My posting yesterday was limited kind of pathetically to a few brief morning items; I could make any number of excuses (note to self: never stay at Yarrow Hotel again), but you don't want to hear it. What's far more interesting -- shocking, perhaps -- is that Sony Pictures Classics paid almost $2 million for the rights to My Kid Could Paint That, a genuinely terrific documentary that nevertheless seems like an extremely tough turnaround at that price; I have no idea how SPC will market this outside the cities. Of course, I hope I'm wrong, and it may be that SPC is listening to the rumors around Park City that have Kid pegged as an Audience Award front-runner. God knows it deserves it -- and needs it. (Read more Reeler coverage of the film and its premiere here.)
Meanwhile, Fox Searchlight made its second big pick-up of the festival with the late Adrienne Shelly's Waitress (above); Gregg Goldstein and Nicole Sperling note a $4 million sale over at Risky Biz.
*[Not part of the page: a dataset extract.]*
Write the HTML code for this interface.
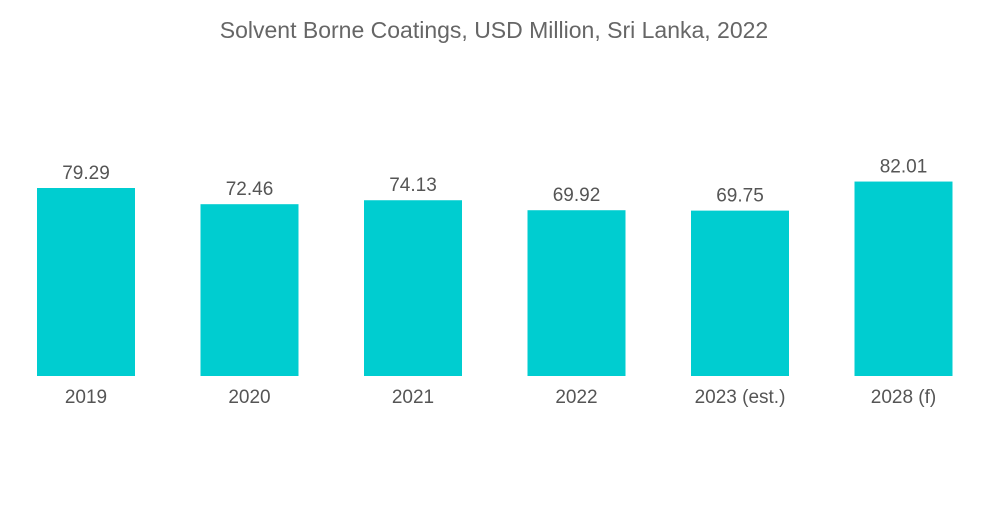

I'm just not that impressed with the film (which The Reeler covered in depth in the run up to Sundance), but a lot of critics I've spoken to are into it and the gang at Searchlight is essentially printing money these days, so if Tony Safford says $4 million is OK, that's good enough for me.
Also, at last night's Picturehouse party, company president Bob Berney told me he bought the Slamdance video-game obsessives doc The King of Kong; the deal entitles Picturehouse to a theatrical release and remake rights for New Line to put together a fiction feature. Meanwhile, the distributor's competition feature Rocket Science continues to play to raves around town; it's set for a spring release.